> _DIRECTION_
Set the data down again, exactly as it reads, but without the pictures.
___ RECORDED DATA
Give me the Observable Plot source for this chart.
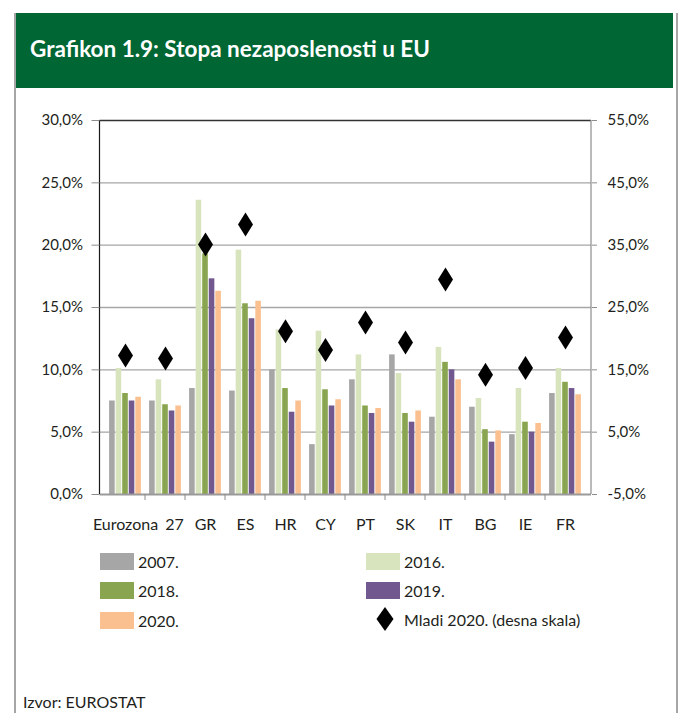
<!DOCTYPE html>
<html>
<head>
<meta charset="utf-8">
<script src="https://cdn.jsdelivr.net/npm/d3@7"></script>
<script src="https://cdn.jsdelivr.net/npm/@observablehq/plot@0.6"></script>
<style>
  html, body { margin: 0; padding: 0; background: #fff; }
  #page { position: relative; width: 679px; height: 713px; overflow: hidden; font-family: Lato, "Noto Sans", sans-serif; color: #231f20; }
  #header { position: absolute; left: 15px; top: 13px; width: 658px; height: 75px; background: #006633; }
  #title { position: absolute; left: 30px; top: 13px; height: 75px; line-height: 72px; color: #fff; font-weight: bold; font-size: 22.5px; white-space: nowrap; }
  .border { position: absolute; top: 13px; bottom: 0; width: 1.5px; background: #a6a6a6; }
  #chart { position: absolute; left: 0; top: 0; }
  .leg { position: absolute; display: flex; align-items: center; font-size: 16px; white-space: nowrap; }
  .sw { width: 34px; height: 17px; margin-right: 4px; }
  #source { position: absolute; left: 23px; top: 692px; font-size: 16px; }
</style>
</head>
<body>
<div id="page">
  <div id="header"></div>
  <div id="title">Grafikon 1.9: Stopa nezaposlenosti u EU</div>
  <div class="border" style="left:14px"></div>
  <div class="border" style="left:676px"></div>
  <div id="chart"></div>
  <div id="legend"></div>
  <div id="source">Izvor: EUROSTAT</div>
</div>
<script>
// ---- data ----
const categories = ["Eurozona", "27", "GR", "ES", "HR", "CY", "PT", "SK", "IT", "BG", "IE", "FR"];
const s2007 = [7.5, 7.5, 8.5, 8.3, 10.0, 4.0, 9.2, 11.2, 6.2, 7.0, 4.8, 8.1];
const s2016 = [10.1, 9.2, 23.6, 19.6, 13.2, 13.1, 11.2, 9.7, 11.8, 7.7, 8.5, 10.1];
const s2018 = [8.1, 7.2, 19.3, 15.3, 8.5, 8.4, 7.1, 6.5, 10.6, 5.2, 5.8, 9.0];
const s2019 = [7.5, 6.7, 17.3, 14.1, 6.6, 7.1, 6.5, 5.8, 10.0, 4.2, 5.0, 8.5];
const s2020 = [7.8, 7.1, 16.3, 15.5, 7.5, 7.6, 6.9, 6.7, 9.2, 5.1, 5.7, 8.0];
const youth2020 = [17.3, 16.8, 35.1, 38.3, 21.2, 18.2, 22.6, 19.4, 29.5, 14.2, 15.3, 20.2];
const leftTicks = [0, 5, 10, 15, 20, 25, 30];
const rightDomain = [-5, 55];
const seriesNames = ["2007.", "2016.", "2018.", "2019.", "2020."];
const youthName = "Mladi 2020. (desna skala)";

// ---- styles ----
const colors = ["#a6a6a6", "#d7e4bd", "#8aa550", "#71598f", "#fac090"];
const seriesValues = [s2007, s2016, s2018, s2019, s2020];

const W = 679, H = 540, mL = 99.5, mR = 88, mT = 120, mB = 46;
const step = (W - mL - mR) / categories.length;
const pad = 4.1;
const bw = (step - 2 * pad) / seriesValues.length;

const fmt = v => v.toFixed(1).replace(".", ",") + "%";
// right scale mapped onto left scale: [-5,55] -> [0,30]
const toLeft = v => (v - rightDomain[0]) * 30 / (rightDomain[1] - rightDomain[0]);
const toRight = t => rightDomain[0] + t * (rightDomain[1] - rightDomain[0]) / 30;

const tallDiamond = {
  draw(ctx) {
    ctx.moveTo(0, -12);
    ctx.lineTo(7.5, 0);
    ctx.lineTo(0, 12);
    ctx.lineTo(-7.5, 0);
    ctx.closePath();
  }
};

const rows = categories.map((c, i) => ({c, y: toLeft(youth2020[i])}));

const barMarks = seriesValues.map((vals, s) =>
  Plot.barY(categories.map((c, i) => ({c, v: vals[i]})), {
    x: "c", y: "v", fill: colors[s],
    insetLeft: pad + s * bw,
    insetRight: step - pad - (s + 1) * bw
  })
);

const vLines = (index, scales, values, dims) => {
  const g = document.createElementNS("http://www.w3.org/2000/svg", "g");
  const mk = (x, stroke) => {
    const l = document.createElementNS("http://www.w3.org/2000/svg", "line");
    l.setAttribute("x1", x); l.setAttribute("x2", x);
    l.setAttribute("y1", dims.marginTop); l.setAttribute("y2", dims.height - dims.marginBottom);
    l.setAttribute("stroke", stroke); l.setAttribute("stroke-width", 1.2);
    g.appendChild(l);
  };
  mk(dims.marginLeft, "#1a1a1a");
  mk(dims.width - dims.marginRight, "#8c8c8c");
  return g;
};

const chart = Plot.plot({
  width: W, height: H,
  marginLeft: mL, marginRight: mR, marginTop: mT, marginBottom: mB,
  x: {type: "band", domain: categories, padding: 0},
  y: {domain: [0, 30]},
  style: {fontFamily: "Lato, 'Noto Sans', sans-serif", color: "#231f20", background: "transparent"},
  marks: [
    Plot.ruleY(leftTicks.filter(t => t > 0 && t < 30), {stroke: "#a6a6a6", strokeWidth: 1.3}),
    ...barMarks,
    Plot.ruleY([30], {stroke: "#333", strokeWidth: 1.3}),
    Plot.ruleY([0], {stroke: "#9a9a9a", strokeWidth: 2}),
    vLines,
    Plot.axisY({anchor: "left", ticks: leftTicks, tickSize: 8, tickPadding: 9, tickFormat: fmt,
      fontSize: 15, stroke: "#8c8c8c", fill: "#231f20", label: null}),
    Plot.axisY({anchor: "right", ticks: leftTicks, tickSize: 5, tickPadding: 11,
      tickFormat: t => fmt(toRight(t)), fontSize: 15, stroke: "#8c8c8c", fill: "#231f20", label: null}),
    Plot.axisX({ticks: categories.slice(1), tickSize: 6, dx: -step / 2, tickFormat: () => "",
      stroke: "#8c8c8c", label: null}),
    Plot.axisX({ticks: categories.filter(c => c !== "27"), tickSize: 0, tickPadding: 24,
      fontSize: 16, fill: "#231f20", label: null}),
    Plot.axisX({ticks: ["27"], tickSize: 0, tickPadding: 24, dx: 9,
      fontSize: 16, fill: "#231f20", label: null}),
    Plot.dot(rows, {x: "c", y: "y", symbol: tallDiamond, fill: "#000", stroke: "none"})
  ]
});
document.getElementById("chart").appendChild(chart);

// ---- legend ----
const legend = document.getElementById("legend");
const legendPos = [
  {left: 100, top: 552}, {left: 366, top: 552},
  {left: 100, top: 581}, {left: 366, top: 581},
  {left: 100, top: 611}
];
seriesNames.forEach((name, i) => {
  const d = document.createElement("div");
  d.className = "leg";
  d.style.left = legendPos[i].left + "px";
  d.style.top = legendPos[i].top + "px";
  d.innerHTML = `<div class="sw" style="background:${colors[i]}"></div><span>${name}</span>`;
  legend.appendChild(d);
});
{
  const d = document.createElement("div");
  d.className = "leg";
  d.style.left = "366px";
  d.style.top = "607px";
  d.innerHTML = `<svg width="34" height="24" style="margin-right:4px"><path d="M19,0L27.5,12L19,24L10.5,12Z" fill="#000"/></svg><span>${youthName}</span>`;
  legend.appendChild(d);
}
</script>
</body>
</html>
______
> _TASK RESULT_
Give me the Observable Plot source for this chart.
<!DOCTYPE html>
<html>
<head>
<meta charset="utf-8">
<script src="https://cdn.jsdelivr.net/npm/d3@7"></script>
<script src="https://cdn.jsdelivr.net/npm/@observablehq/plot@0.6"></script>
<style>
  html, body { margin: 0; padding: 0; background: #fff; }
  #page { position: relative; width: 679px; height: 713px; overflow: hidden; font-family: Lato, "Noto Sans", sans-serif; color: #231f20; }
  #header { position: absolute; left: 15px; top: 13px; width: 658px; height: 75px; background: #006633; }
  #title { position: absolute; left: 30px; top: 13px; height: 75px; line-height: 72px; color: #fff; font-weight: bold; font-size: 22.5px; white-space: nowrap; }
  .border { position: absolute; top: 13px; bottom: 0; width: 1.5px; background: #a6a6a6; }
  #chart { position: absolute; left: 0; top: 0; }
  .leg { position: absolute; display: flex; align-items: center; font-size: 16px; white-space: nowrap; }
  .sw { width: 34px; height: 17px; margin-right: 4px; }
  #source { position: absolute; left: 23px; top: 692px; font-size: 16px; }
</style>
</head>
<body>
<div id="page">
  <div id="header"></div>
  <div id="title">Grafikon 1.9: Stopa nezaposlenosti u EU</div>
  <div class="border" style="left:14px"></div>
  <div class="border" style="left:676px"></div>
  <div id="chart"></div>
  <div id="legend"></div>
  <div id="source">Izvor: EUROSTAT</div>
</div>
<script>
// ---- data ----
const categories = ["Eurozona", "27", "GR", "ES", "HR", "CY", "PT", "SK", "IT", "BG", "IE", "FR"];
const s2007 = [7.5, 7.5, 8.5, 8.3, 10.0, 4.0, 9.2, 11.2, 6.2, 7.0, 4.8, 8.1];
const s2016 = [10.1, 9.2, 23.6, 19.6, 13.2, 13.1, 11.2, 9.7, 11.8, 7.7, 8.5, 10.1];
const s2018 = [8.1, 7.2, 19.3, 15.3, 8.5, 8.4, 7.1, 6.5, 10.6, 5.2, 5.8, 9.0];
const s2019 = [7.5, 6.7, 17.3, 14.1, 6.6, 7.1, 6.5, 5.8, 10.0, 4.2, 5.0, 8.5];
const s2020 = [7.8, 7.1, 16.3, 15.5, 7.5, 7.6, 6.9, 6.7, 9.2, 5.1, 5.7, 8.0];
const youth2020 = [17.3, 16.8, 35.1, 38.3, 21.2, 18.2, 22.6, 19.4, 29.5, 14.2, 15.3, 20.2];
const leftTicks = [0, 5, 10, 15, 20, 25, 30];
const rightDomain = [-5, 55];
const seriesNames = ["2007.", "2016.", "2018.", "2019.", "2020."];
const youthName = "Mladi 2020. (desna skala)";

// ---- styles ----
const colors = ["#a6a6a6", "#d7e4bd", "#8aa550", "#71598f", "#fac090"];
const seriesValues = [s2007, s2016, s2018, s2019, s2020];

const W = 679, H = 540, mL = 99.5, mR = 88, mT = 120, mB = 46;
const step = (W - mL - mR) / categories.length;
const pad = 4.1;
const bw = (step - 2 * pad) / seriesValues.length;

const fmt = v => v.toFixed(1).replace(".", ",") + "%";
// right scale mapped onto left scale: [-5,55] -> [0,30]
const toLeft = v => (v - rightDomain[0]) * 30 / (rightDomain[1] - rightDomain[0]);
const toRight = t => rightDomain[0] + t * (rightDomain[1] - rightDomain[0]) / 30;

const tallDiamond = {
  draw(ctx) {
    ctx.moveTo(0, -12);
    ctx.lineTo(7.5, 0);
    ctx.lineTo(0, 12);
    ctx.lineTo(-7.5, 0);
    ctx.closePath();
  }
};

const rows = categories.map((c, i) => ({c, y: toLeft(youth2020[i])}));

const barMarks = seriesValues.map((vals, s) =>
  Plot.barY(categories.map((c, i) => ({c, v: vals[i]})), {
    x: "c", y: "v", fill: colors[s],
    insetLeft: pad + s * bw,
    insetRight: step - pad - (s + 1) * bw
  })
);

const vLines = (index, scales, values, dims) => {
  const g = document.createElementNS("http://www.w3.org/2000/svg", "g");
  const mk = (x, stroke) => {
    const l = document.createElementNS("http://www.w3.org/2000/svg", "line");
    l.setAttribute("x1", x); l.setAttribute("x2", x);
    l.setAttribute("y1", dims.marginTop); l.setAttribute("y2", dims.height - dims.marginBottom);
    l.setAttribute("stroke", stroke); l.setAttribute("stroke-width", 1.2);
    g.appendChild(l);
  };
  mk(dims.marginLeft, "#1a1a1a");
  mk(dims.width - dims.marginRight, "#8c8c8c");
  return g;
};

const chart = Plot.plot({
  width: W, height: H,
  marginLeft: mL, marginRight: mR, marginTop: mT, marginBottom: mB,
  x: {type: "band", domain: categories, padding: 0},
  y: {domain: [0, 30]},
  style: {fontFamily: "Lato, 'Noto Sans', sans-serif", color: "#231f20", background: "transparent"},
  marks: [
    Plot.ruleY(leftTicks.filter(t => t > 0 && t < 30), {stroke: "#a6a6a6", strokeWidth: 1.3}),
    ...barMarks,
    Plot.ruleY([30], {stroke: "#333", strokeWidth: 1.3}),
    Plot.ruleY([0], {stroke: "#9a9a9a", strokeWidth: 2}),
    vLines,
    Plot.axisY({anchor: "left", ticks: leftTicks, tickSize: 8, tickPadding: 9, tickFormat: fmt,
      fontSize: 15, stroke: "#8c8c8c", fill: "#231f20", label: null}),
    Plot.axisY({anchor: "right", ticks: leftTicks, tickSize: 5, tickPadding: 11,
      tickFormat: t => fmt(toRight(t)), fontSize: 15, stroke: "#8c8c8c", fill: "#231f20", label: null}),
    Plot.axisX({ticks: categories.slice(1), tickSize: 6, dx: -step / 2, tickFormat: () => "",
      stroke: "#8c8c8c", label: null}),
    Plot.axisX({ticks: categories.filter(c => c !== "27"), tickSize: 0, tickPadding: 24,
      fontSize: 16, fill: "#231f20", label: null}),
    Plot.axisX({ticks: ["27"], tickSize: 0, tickPadding: 24, dx: 9,
      fontSize: 16, fill: "#231f20", label: null}),
    Plot.dot(rows, {x: "c", y: "y", symbol: tallDiamond, fill: "#000", stroke: "none"})
  ]
});
document.getElementById("chart").appendChild(chart);

// ---- legend ----
const legend = document.getElementById("legend");
const legendPos = [
  {left: 100, top: 552}, {left: 366, top: 552},
  {left: 100, top: 581}, {left: 366, top: 581},
  {left: 100, top: 611}
];
seriesNames.forEach((name, i) => {
  const d = document.createElement("div");
  d.className = "leg";
  d.style.left = legendPos[i].left + "px";
  d.style.top = legendPos[i].top + "px";
  d.innerHTML = `<div class="sw" style="background:${colors[i]}"></div><span>${name}</span>`;
  legend.appendChild(d);
});
{
  const d = document.createElement("div");
  d.className = "leg";
  d.style.left = "366px";
  d.style.top = "607px";
  d.innerHTML = `<svg width="34" height="24" style="margin-right:4px"><path d="M19,0L27.5,12L19,24L10.5,12Z" fill="#000"/></svg><span>${youthName}</span>`;
  legend.appendChild(d);
}
</script>
</body>
</html>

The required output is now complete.